Dataset excerpt

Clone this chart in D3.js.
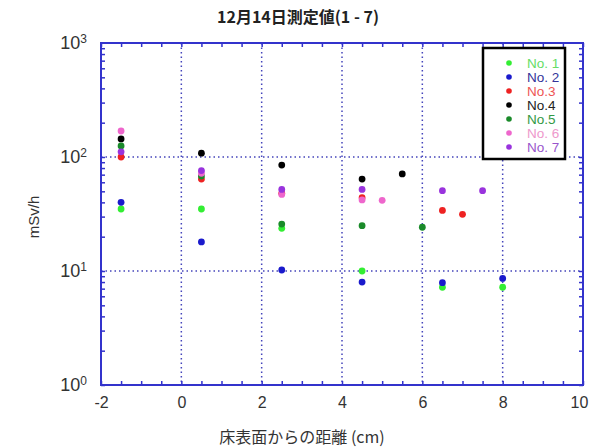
<!DOCTYPE html>
<html lang="ja">
  <head>
    <meta charset="UTF-8" />
    <title>12月14日測定値</title>
    <script src="https://d3js.org/d3.v7.min.js"></script>
    <style>
      body { margin: 0; background: #fff; }
      text { font-family: "Liberation Sans", Arial, sans-serif; }
    </style>
  </head>
  <body>
    <svg width="589" height="447"></svg>
    <script>
      // data: [distance cm, mSv/h]
      const no1 = [[-1.5, 35], [0.5, 35], [2.5, 23.7], [4.5, 10], [6.5, 7.2], [8, 7.2]];
      const no2 = [[-1.5, 40], [0.5, 18], [2.5, 10.2], [4.5, 8], [6.5, 7.9], [8, 8.6]];
      const no3 = [[-1.5, 100], [0.5, 64], [2.5, 48], [4.5, 44], [6.5, 34], [7, 31.4]];
      const no4 = [[-1.5, 144], [0.5, 108], [2.5, 85], [4.5, 64], [5.5, 71]];
      const no5 = [[-1.5, 125], [0.5, 68], [2.5, 25.8], [4.5, 25], [6, 24.2]];
      const no6 = [[-1.5, 169], [0.5, 72], [2.5, 47], [4.5, 42], [5, 41.7]];
      const no7 = [[-1.5, 111], [0.5, 76], [2.5, 52], [4.5, 52], [6.5, 50.7], [7.5, 50.7]];

      const names = ["No. 1", "No. 2", "No.3", "No.4", "No.5", "No. 6", "No. 7"];
      const xTicks = [-2, 0, 2, 4, 6, 8, 10];
      const yTicks = [1, 10, 100, 1000];

      const series = [
        { name: names[0], data: no1, fill: "#33ee33", label: "#66dd66" },
        { name: names[1], data: no2, fill: "#1a1acc", label: "#333399" },
        { name: names[2], data: no3, fill: "#ee2222", label: "#ee5555" },
        { name: names[3], data: no4, fill: "#000000", label: "#222222" },
        { name: names[4], data: no5, fill: "#1a8a2a", label: "#339944" },
        { name: names[5], data: no6, fill: "#ee66cc", label: "#ee99cc" },
        { name: names[6], data: no7, fill: "#9933dd", label: "#9955cc" }
      ];

      const svg = d3.select("svg");
      const margin = { top: 43, right: 6, bottom: 62, left: 101 };
      const width = +svg.attr("width") - margin.left - margin.right;
      const height = +svg.attr("height") - margin.top - margin.bottom;
      const frame = "#3333cc";
      const grid = "#4444bb";

      const x = d3.scaleLinear().domain([-2, 10]).range([0, width]);
      const y = d3.scaleLog().domain([1, 1000]).range([height, 0]);

      const g = svg.append("g")
        .attr("transform", "translate(" + margin.left + "," + margin.top + ")");

      // dotted grid
      g.selectAll(".gx").data(xTicks.slice(1, -1)).join("line")
        .attr("x1", d => x(d)).attr("x2", d => x(d))
        .attr("y1", 0).attr("y2", height)
        .attr("stroke", grid).attr("stroke-width", 1.5)
        .attr("stroke-dasharray", "1.5,3");
      g.selectAll(".gy").data(yTicks.slice(1, -1)).join("line")
        .attr("x1", 0).attr("x2", width)
        .attr("y1", d => y(d)).attr("y2", d => y(d))
        .attr("stroke", grid).attr("stroke-width", 1.5)
        .attr("stroke-dasharray", "1.5,3");

      // minor ticks, pointing inward
      const xMinor = d3.range(-2, 10.01, 0.5);
      const yMinor = [];
      [1, 10, 100].forEach(b => d3.range(1, 10).forEach(m => yMinor.push(b * m)));

      function tickStyle(sel) {
        sel.select(".domain").remove();
        sel.selectAll("line").attr("stroke", frame).attr("stroke-width", 1.5);
        sel.selectAll("text").remove();
      }
      g.append("g").attr("transform", "translate(0," + height + ")")
        .call(d3.axisBottom(x).tickValues(xMinor).tickSize(-4)).call(tickStyle);
      g.append("g")
        .call(d3.axisTop(x).tickValues(xMinor).tickSize(-4)).call(tickStyle);
      g.append("g")
        .call(d3.axisLeft(y).tickValues(yMinor).tickSize(-4)).call(tickStyle);
      g.append("g").attr("transform", "translate(" + width + ",0)")
        .call(d3.axisRight(y).tickValues(yMinor).tickSize(-4)).call(tickStyle);

      // frame
      g.append("rect")
        .attr("width", width).attr("height", height)
        .attr("fill", "none").attr("stroke", frame).attr("stroke-width", 2);

      // x tick labels (plain hyphen minus, last one nudged in so it stays visible)
      const xa = g.append("g").attr("transform", "translate(0," + height + ")")
        .call(d3.axisBottom(x).tickValues(xTicks).tickSize(0).tickPadding(12)
          .tickFormat(d => String(d)));
      xa.select(".domain").remove();
      xa.selectAll("text").attr("fill", "#333").style("font-size", "16px");
      xa.selectAll("text").filter(d => d === 10).attr("dx", -4);

      // y tick labels as powers of ten
      const ya = g.append("g")
        .call(d3.axisLeft(y).tickValues(yTicks).tickSize(0).tickPadding(14).tickFormat(""));
      ya.select(".domain").remove();
      ya.selectAll(".tick text")
        .attr("fill", "#333").style("font-size", "18px")
        .each(function (d) {
          const t = d3.select(this);
          t.append("tspan").text("10");
          t.append("tspan").attr("dy", "-0.55em").style("font-size", "12px")
            .text(Math.round(Math.log10(d)));
        });

      // points
      series.forEach(s => {
        g.append("g").selectAll("circle").data(s.data).join("circle")
          .attr("cx", d => x(d[0]))
          .attr("cy", d => y(d[1]))
          .attr("r", 3.4)
          .attr("fill", s.fill);
      });

      // legend
      const lg = svg.append("g").attr("transform", "translate(483,48)");
      lg.append("rect").attr("width", 82).attr("height", 111)
        .attr("fill", "#fff").attr("stroke", "#000").attr("stroke-width", 2.5);
      series.forEach((s, i) => {
        const row = lg.append("g").attr("transform", "translate(0," + (15 + i * 14) + ")");
        row.append("circle").attr("cx", 26).attr("cy", 0).attr("r", 2.8).attr("fill", s.fill);
        row.append("text").attr("x", 44).attr("y", 5)
          .attr("fill", s.label).style("font-size", "13.5px").text(s.name);
      });

      // titles
      svg.append("text").attr("x", 298).attr("y", 23)
        .attr("text-anchor", "middle").attr("fill", "#222")
        .style("font-size", "16px").style("font-weight", "bold")
        .style("font-family", "'Noto Sans CJK JP', sans-serif")
        .text("12月14日測定値(1 - 7)");
      svg.append("text").attr("x", 302).attr("y", 443)
        .attr("text-anchor", "middle").attr("fill", "#333")
        .style("font-size", "16px")
        .style("font-family", "'Noto Sans CJK JP', sans-serif")
        .text("床表面からの距離 (cm)");
      svg.append("text")
        .attr("transform", "translate(39,217) rotate(-90)")
        .attr("text-anchor", "middle").attr("fill", "#333")
        .style("font-size", "15px").text("mSv/h");
    </script>
  </body>
</html>
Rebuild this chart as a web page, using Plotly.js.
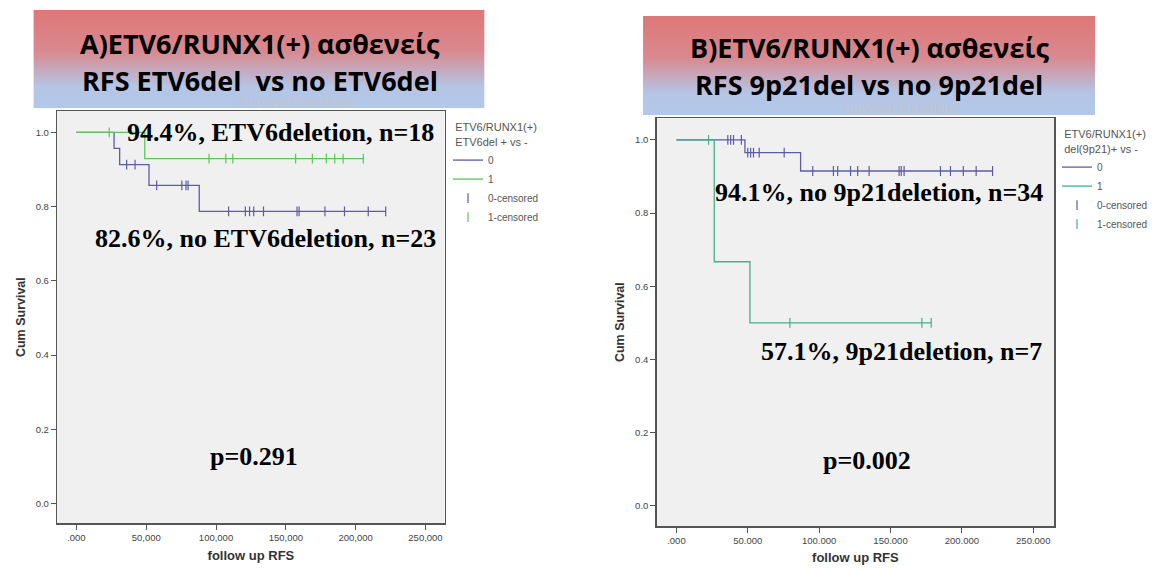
<!DOCTYPE html>
<html>
<head>
<meta charset="utf-8">
<script src="https://cdn.plot.ly/plotly-3.0.1.min.js"></script>
<style>html,body{margin:0;padding:0;background:#fff;}#chart{width:1153px;height:571px;}</style>
</head>
<body>
<div id="chart"></div>
<script>
// ---------- Panel A: ETV6del (1) vs no ETV6del (0) ----------
const A_times0 = [0, 27, 31, 52, 88, 221.5];
const A_surv0  = [1, 0.957, 0.913, 0.857, 0.787, 0.787];
const A_cens0  = [36, 42, 57.5, 75.5, 78.5, 80, 109, 121, 124, 127, 134, 158, 159.5, 178, 192, 209, 221.5];
const A_times1 = [0, 49, 205.5];
const A_surv1  = [1, 0.929, 0.929];
const A_cens1  = [23.5, 95, 107, 112, 157, 169, 179, 185, 191, 205.5];

// ---------- Panel B: 9p21del (1) vs no 9p21del (0) ----------
const B_times0 = [0, 48, 87, 221.5];
const B_surv0  = [1, 0.965, 0.915, 0.915];
const B_cens0  = [36, 38, 40, 45.5, 50, 52, 54, 58, 75.5, 95.5, 110, 113, 122, 127, 135, 156, 157.5, 159.5, 185, 192, 201, 210, 221.5];
const B_times1 = [0, 26.5, 51.5, 178.5];
const B_surv1  = [1, 0.667, 0.5, 0.5];
const B_cens1  = [22.5, 79.5, 172, 178.5];

const tickVals = [0, 50, 100, 150, 200, 250];
const tickTextA = [".000", "50,000", "100,000", "150,000", "200,000", "250,000"];
const tickTextB = [".000", "50.000", "100.000", "150.000", "200.000", "250.000"];
const yTickVals = [0, 0.2, 0.4, 0.6, 0.8, 1.0];
const yTickText = ["0.0", "0.2", "0.4", "0.6", "0.8", "1.0"];

const titleA = ["A)ETV6/RUNX1(+) ασθενείς", "RFS ETV6del  vs no ETV6del"];
const titleB = ["B)ETV6/RUNX1(+) ασθενείς", "RFS 9p21del vs no 9p21del"];
const notesA = ["94.4%, ETV6deletion, n=18", "82.6%, no ETV6deletion, n=23", "p=0.291"];
const notesB = ["94.1%, no 9p21deletion, n=34", "57.1%, 9p21deletion, n=7", "p=0.002"];
const legendTitleA = "ETV6/RUNX1(+)<br>ETV6del + vs -";
const legendTitleB = "ETV6/RUNX1(+)<br>del(9p21)+ vs -";
const seriesNames = ["0", "1", "0-censored", "1-censored"];

const BLUE = "#5b5ba8", GREEN_A = "#5ec45e", GREEN_B = "#45b08c";

function survAt(times, surv, t) {
  let s = surv[0];
  for (let i = 0; i < times.length; i++) { if (times[i] <= t) s = surv[i]; }
  return s;
}
function stepTrace(times, surv, color, name, xa, ya, leg) {
  return {x: times, y: surv, type: "scatter", mode: "lines", line: {shape: "hv", color: color, width: 1.3},
          name: name, xaxis: xa, yaxis: ya, legend: leg, hoverinfo: "skip"};
}
function censTrace(cens, times, surv, color, name, xa, ya, leg) {
  return {x: cens, y: cens.map(t => survAt(times, surv, t)), type: "scatter", mode: "markers",
          marker: {symbol: "line-ns-open", size: 7, color: color, line: {color: color, width: 1.2}},
          name: name, xaxis: xa, yaxis: ya, legend: leg, hoverinfo: "skip"};
}

const traces = [
  stepTrace(A_times0, A_surv0, BLUE, seriesNames[0], "x", "y", "legend"),
  stepTrace(A_times1, A_surv1, GREEN_A, seriesNames[1], "x", "y", "legend"),
  censTrace(A_cens0, A_times0, A_surv0, BLUE, seriesNames[2], "x", "y", "legend"),
  censTrace(A_cens1, A_times1, A_surv1, GREEN_A, seriesNames[3], "x", "y", "legend"),
  stepTrace(B_times0, B_surv0, BLUE, seriesNames[0], "x2", "y2", "legend2"),
  stepTrace(B_times1, B_surv1, GREEN_B, seriesNames[1], "x2", "y2", "legend2"),
  censTrace(B_cens0, B_times0, B_surv0, BLUE, seriesNames[2], "x2", "y2", "legend2"),
  censTrace(B_cens1, B_times1, B_surv1, GREEN_B, seriesNames[3], "x2", "y2", "legend2"),
];

const W = 1153, H = 571;
const px = v => v / W, py = v => 1 - v / H;

const tickFont = {family: "Liberation Sans, Arial, sans-serif", size: 9.5, color: "#444"};
const axTitleFont = {family: "Liberation Sans, Arial, sans-serif", size: 13, color: "#333"};
function xAxis(domain, range, ticktext, anchor) {
  return {domain: domain, range: range, anchor: anchor, tickmode: "array", tickvals: tickVals, ticktext: ticktext,
          ticks: "outside", ticklen: 5, tickcolor: "#555", tickfont: tickFont, showgrid: false, zeroline: false,
          showline: true, mirror: true, linecolor: "#555", linewidth: 1.5, automargin: false,
          title: {text: "<b>follow up RFS</b>", font: axTitleFont, standoff: 8}};
}
function yAxis(domain, range, anchor) {
  return {domain: domain, range: range, anchor: anchor, tickmode: "array", tickvals: yTickVals, ticktext: yTickText,
          ticks: "outside", ticklen: 5, tickcolor: "#555", tickfont: tickFont, showgrid: false, zeroline: false,
          showline: true, mirror: true, linecolor: "#555", linewidth: 1.5, automargin: false,
          title: {text: "<b>Cum Survival</b>", font: {family: axTitleFont.family, size: 12.5, color: "#333"}, standoff: 7}};
}

function gradSrc() {
  const svg = '<svg xmlns="http://www.w3.org/2000/svg" width="100" height="100" viewBox="0 0 100 100" preserveAspectRatio="none">' +
    '<defs><linearGradient id="g" x1="0" y1="0" x2="0" y2="1">' +
    '<stop offset="0" stop-color="#de7777"/><stop offset="0.42" stop-color="#d9898f"/>' +
    '<stop offset="0.78" stop-color="#b5c5e5"/><stop offset="1" stop-color="#b2c8ea"/>' +
    '</linearGradient></defs><rect width="100" height="100" fill="url(#g)"/></svg>';
  return "data:image/svg+xml;charset=utf-8," + encodeURIComponent(svg);
}

const titleFont = {family: "Open Sans, Noto Sans, sans-serif", size: 27, color: "#000", weight: 700};
const noteFont = {family: "Liberation Serif, Times New Roman, serif", size: 26, color: "#000", weight: 700};
const sfFont = {family: "Liberation Sans, Arial, sans-serif", size: 14, color: "#c4c4cc"};

function ann(text, x, y, xref, yref, font) {
  return {text: text, x: x, y: y, xref: xref, yref: yref, showarrow: false, xanchor: "center", yanchor: "middle", font: font};
}

const annotations = [
  ann("Survival Functions", px(296.6), py(102), "paper", "paper", sfFont),
  ann("Survival Functions", px(902), py(108), "paper", "paper", sfFont),
  ann("<b>" + titleA[0] + "</b>", px(260), py(44), "paper", "paper", titleFont),
  ann("<b>" + titleA[1] + "</b>", px(260), py(80), "paper", "paper", titleFont),
  ann("<b>" + titleB[0] + "</b>", px(870.2), py(47), "paper", "paper", titleFont),
  ann("<b>" + titleB[1] + "</b>", px(870.2), py(84), "paper", "paper", titleFont),
  ann("<b>" + notesA[0] + "</b>", 146.1, 1.0, "x", "y", noteFont),
  ann("<b>" + notesA[1] + "</b>", 135.7, 0.713, "x", "y", noteFont),
  ann("<b>" + notesA[2] + "</b>", 127.1, 0.126, "x", "y", noteFont),
  ann("<b>" + notesB[0] + "</b>", 142.2, 0.856, "x2", "y2", noteFont),
  ann("<b>" + notesB[1] + "</b>", 157.7, 0.421, "x2", "y2", noteFont),
  ann("<b>" + notesB[2] + "</b>", 133.4, 0.125, "x2", "y2", noteFont),
];

const legFont = {family: "Liberation Sans, Arial, sans-serif", size: 10, color: "#555"};
function legend(x, y, title) {
  return {x: x, y: y, xanchor: "left", yanchor: "top", xref: "paper", yref: "paper", bgcolor: "rgba(0,0,0,0)",
          font: legFont, itemwidth: 30, tracegroupgap: 0,
          title: {text: title, font: {family: legFont.family, size: 11, color: "#555"}, side: "top center"}};
}

const layout = {
  width: W, height: H, margin: {l: 0, r: 0, t: 0, b: 0},
  paper_bgcolor: "#ffffff", plot_bgcolor: "#f0f0f0", showlegend: true,
  xaxis: xAxis([px(57.3), px(445)], [-13.7, 263.7], tickTextA, "y"),
  yaxis: yAxis([py(523.3), py(111)], [-0.053, 1.0575], "x"),
  xaxis2: xAxis([px(657.3), px(1055)], [-13.8, 264.6], tickTextB, "y2"),
  yaxis2: yAxis([py(526), py(118.3)], [-0.055, 1.059], "x2"),
  legend: legend(px(448), py(117), legendTitleA),
  legend2: legend(px(1058), py(124), legendTitleB),
  images: [
    {source: gradSrc(), xref: "paper", yref: "paper", x: px(33.4), y: py(10), sizex: px(485 - 33.4), sizey: 98.3 / H,
     xanchor: "left", yanchor: "top", sizing: "stretch", layer: "above"},
    {source: gradSrc(), xref: "paper", yref: "paper", x: px(643.6), y: py(16), sizex: px(1096 - 643.6), sizey: 99 / H,
     xanchor: "left", yanchor: "top", sizing: "stretch", layer: "above"},
  ],
  annotations: annotations,
};

Plotly.newPlot("chart", traces, layout, {staticPlot: true, displayModeBar: false});
</script>
</body>
</html>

## [GIVEN TASK]
What is the number of lines in the data above that include the word "chart"? Answer with that number only.

## [RESPONSE TO THE TASK]
5